On the surface the Polynesian Cultural Center may seem like one of the more “touristy” things to do on Oahu, up there with Pearl Harbor and shopping shuttles to Waikele Premium Outlets. This is compounded by misappropriation concerns given that it’s owned by the mormon church, which has had a complicated relationship with Hawaiian culture since the late 1800’s when their missionaries landed with a thud on the Polynesian way of life. Seems ironic that a culture that the church once deemed to be steeped in paganism now pays to keep the lights on at BYU via PCC ticket sales.
But we digress. That’s a whole other story that you can read about in Michener’s HAWAII.

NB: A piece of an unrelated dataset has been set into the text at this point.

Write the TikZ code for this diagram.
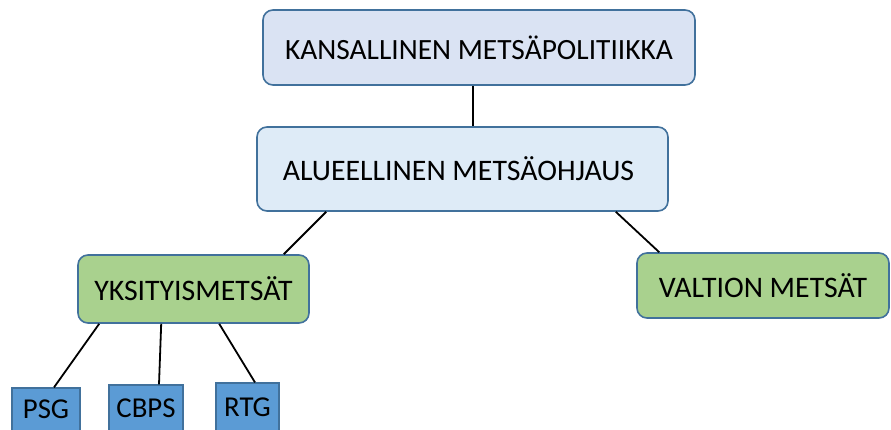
\documentclass[tikz,border=0pt]{standalone}
\usepackage{fontspec}
\setmainfont{Carlito}
\definecolor{bordc}{HTML}{41719C}
\definecolor{topfill}{HTML}{DAE3F3}
\definecolor{midfill}{HTML}{DEEBF7}
\definecolor{greenfill}{HTML}{A9D18E}
\definecolor{bluefill}{HTML}{5B9BD5}
\tikzset{
  rbox/.style={draw=bordc, line width=1.6pt, rounded corners=10pt, align=center, inner sep=0pt, font=\fontsize{29.8}{32}\selectfont},
  sqbox/.style={draw=bordc, line width=1.2pt, fill=bluefill, inner sep=0pt, font=\fontsize{28.8}{31}\selectfont},
  conn/.style={draw=black, line width=1.8pt},
}
\begin{document}
\begin{tikzpicture}[x=1pt,y=-1pt]
\useasboundingbox (0,0) rectangle (891,430);
\clip (0,0) rectangle (891,430);
\node[rbox, fill=topfill, minimum width=432pt, minimum height=75pt, font=\fontsize{29.4}{32}\selectfont] (top) at (479,47.5) {KANSALLINEN METSÄPOLITIIKKA};
\node[rbox, fill=midfill, minimum width=411pt, minimum height=84pt] (mid) at (462.5,169) {ALUEELLINEN METSÄOHJAUS\hspace*{8pt}};
\node[rbox, fill=greenfill, minimum width=231pt, minimum height=68pt] (yks) at (193.5,289) {YKSITYISMETSÄT};
\node[rbox, fill=greenfill, minimum width=252pt, minimum height=65pt] (val) at (763,285.5) {VALTION METSÄT};
\node[sqbox, minimum width=68pt, minimum height=43pt] (psg) at (46,409.5) {PSG};
\node[sqbox, minimum width=74pt, minimum height=46pt] (cbps) at (146,408) {CBPS};
\node[sqbox, minimum width=63pt, minimum height=48pt] (rtg) at (247.5,407) {RTG};
\draw[conn] ([xshift=-6pt]top.south) -- ([xshift=-6pt]top.south |- mid.north);
\draw[conn] ([xshift=70pt]mid.south west) -- ([xshift=-26pt]yks.north east);
\draw[conn] ([xshift=-53pt]mid.south east) -- ([xshift=23pt]val.north west);
\draw[conn] ([xshift=22pt]yks.south west) -- ([xshift=8pt]psg.north);
\draw[conn] ([xshift=84pt]yks.south west) -- ([xshift=13pt]cbps.north);
\draw[conn] ([xshift=142pt]yks.south west) -- ([xshift=7.5pt]rtg.north);
\end{tikzpicture}
\end{document}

And as much as we may hate to admit it, what you’ll find today at the Polynesian Cultural Center is a truly engaging experience. It’s also the only thing to do in the township of Laie (aside from jumping off of Laie Point) where alcohol is banned.
PCC invites guests to experience thousands of years worth of Polynesian culture from six different island nations, including Aotearoa, Fiji, Samoa, Tahiti, Tonga, and of course Hawaii. Each island nation is represented via a village which guests can visit on foot and by guided raft, and at each village you’ll find exhibits and performances that will have your ohana deeply entertained. There is also great food (sans alcohol) and if you can afford it one of the better luaus on the island. The Hukilau Marketplace also offers some great shopping, be you on the hunt for souvenirs or authentic artisan works.
No matter how you feel about “theme park” attractions we suggest that you give the Polynesian Cultural Center a chance. We have, and have been pleasantly surprised. We’ve been back a few times and we always take away something new with each visit.